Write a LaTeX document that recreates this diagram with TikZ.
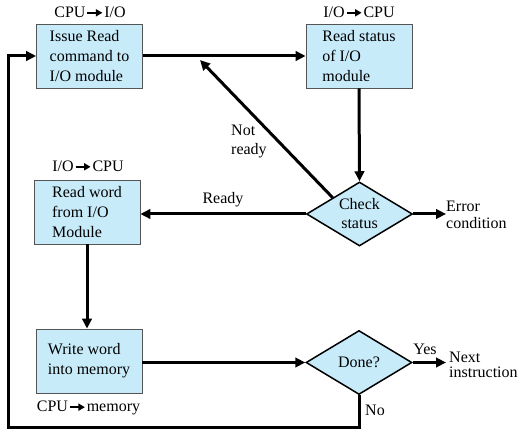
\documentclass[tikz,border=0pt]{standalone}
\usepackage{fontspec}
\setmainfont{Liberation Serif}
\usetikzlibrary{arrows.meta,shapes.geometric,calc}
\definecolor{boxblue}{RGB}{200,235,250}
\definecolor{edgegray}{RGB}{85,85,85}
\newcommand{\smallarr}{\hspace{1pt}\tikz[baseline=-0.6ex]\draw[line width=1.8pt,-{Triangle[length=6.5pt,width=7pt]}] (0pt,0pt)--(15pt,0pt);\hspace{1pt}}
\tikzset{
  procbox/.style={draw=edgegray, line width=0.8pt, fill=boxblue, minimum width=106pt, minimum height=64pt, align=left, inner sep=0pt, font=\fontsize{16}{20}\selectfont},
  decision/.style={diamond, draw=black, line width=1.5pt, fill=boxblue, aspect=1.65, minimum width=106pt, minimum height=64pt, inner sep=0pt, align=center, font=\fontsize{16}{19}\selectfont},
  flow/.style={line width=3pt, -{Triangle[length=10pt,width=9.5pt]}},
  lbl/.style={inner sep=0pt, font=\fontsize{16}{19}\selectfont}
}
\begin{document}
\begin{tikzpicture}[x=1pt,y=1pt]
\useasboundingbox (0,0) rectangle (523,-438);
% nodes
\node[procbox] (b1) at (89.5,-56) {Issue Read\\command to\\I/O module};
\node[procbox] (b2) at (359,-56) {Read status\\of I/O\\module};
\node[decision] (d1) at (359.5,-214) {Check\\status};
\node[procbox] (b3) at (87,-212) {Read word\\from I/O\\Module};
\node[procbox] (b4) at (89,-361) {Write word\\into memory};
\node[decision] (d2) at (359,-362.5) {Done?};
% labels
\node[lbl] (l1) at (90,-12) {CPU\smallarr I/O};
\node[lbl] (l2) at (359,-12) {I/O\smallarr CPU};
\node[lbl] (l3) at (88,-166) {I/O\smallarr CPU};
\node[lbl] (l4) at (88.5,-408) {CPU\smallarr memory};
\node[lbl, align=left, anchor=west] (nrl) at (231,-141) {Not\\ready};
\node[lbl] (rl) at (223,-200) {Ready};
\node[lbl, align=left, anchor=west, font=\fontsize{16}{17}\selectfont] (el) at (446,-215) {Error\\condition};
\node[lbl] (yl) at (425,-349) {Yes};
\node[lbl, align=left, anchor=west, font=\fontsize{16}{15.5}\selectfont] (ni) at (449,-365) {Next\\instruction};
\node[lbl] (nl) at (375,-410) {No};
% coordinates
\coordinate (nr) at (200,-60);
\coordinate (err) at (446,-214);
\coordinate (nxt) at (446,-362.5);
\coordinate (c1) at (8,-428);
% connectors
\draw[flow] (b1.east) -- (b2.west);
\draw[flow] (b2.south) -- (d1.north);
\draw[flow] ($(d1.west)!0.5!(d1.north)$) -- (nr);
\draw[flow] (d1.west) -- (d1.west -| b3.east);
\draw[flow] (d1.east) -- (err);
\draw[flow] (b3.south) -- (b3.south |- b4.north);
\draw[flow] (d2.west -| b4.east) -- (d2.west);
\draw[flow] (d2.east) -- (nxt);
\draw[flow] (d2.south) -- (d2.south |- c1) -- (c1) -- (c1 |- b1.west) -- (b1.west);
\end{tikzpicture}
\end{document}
++++
Repeat the data in full and exactly. Omit pictures.

Write a LaTeX document that recreates this diagram with TikZ.
\documentclass[tikz,border=0pt]{standalone}
\usepackage{fontspec}
\setmainfont{Liberation Serif}
\usetikzlibrary{arrows.meta,shapes.geometric,calc}
\definecolor{boxblue}{RGB}{200,235,250}
\definecolor{edgegray}{RGB}{85,85,85}
\newcommand{\smallarr}{\hspace{1pt}\tikz[baseline=-0.6ex]\draw[line width=1.8pt,-{Triangle[length=6.5pt,width=7pt]}] (0pt,0pt)--(15pt,0pt);\hspace{1pt}}
\tikzset{
  procbox/.style={draw=edgegray, line width=0.8pt, fill=boxblue, minimum width=106pt, minimum height=64pt, align=left, inner sep=0pt, font=\fontsize{16}{20}\selectfont},
  decision/.style={diamond, draw=black, line width=1.5pt, fill=boxblue, aspect=1.65, minimum width=106pt, minimum height=64pt, inner sep=0pt, align=center, font=\fontsize{16}{19}\selectfont},
  flow/.style={line width=3pt, -{Triangle[length=10pt,width=9.5pt]}},
  lbl/.style={inner sep=0pt, font=\fontsize{16}{19}\selectfont}
}
\begin{document}
\begin{tikzpicture}[x=1pt,y=1pt]
\useasboundingbox (0,0) rectangle (523,-438);
% nodes
\node[procbox] (b1) at (89.5,-56) {Issue Read\\command to\\I/O module};
\node[procbox] (b2) at (359,-56) {Read status\\of I/O\\module};
\node[decision] (d1) at (359.5,-214) {Check\\status};
\node[procbox] (b3) at (87,-212) {Read word\\from I/O\\Module};
\node[procbox] (b4) at (89,-361) {Write word\\into memory};
\node[decision] (d2) at (359,-362.5) {Done?};
% labels
\node[lbl] (l1) at (90,-12) {CPU\smallarr I/O};
\node[lbl] (l2) at (359,-12) {I/O\smallarr CPU};
\node[lbl] (l3) at (88,-166) {I/O\smallarr CPU};
\node[lbl] (l4) at (88.5,-408) {CPU\smallarr memory};
\node[lbl, align=left, anchor=west] (nrl) at (231,-141) {Not\\ready};
\node[lbl] (rl) at (223,-200) {Ready};
\node[lbl, align=left, anchor=west, font=\fontsize{16}{17}\selectfont] (el) at (446,-215) {Error\\condition};
\node[lbl] (yl) at (425,-349) {Yes};
\node[lbl, align=left, anchor=west, font=\fontsize{16}{15.5}\selectfont] (ni) at (449,-365) {Next\\instruction};
\node[lbl] (nl) at (375,-410) {No};
% coordinates
\coordinate (nr) at (200,-60);
\coordinate (err) at (446,-214);
\coordinate (nxt) at (446,-362.5);
\coordinate (c1) at (8,-428);
% connectors
\draw[flow] (b1.east) -- (b2.west);
\draw[flow] (b2.south) -- (d1.north);
\draw[flow] ($(d1.west)!0.5!(d1.north)$) -- (nr);
\draw[flow] (d1.west) -- (d1.west -| b3.east);
\draw[flow] (d1.east) -- (err);
\draw[flow] (b3.south) -- (b3.south |- b4.north);
\draw[flow] (d2.west -| b4.east) -- (d2.west);
\draw[flow] (d2.east) -- (nxt);
\draw[flow] (d2.south) -- (d2.south |- c1) -- (c1) -- (c1 |- b1.west) -- (b1.west);
\end{tikzpicture}
\end{document}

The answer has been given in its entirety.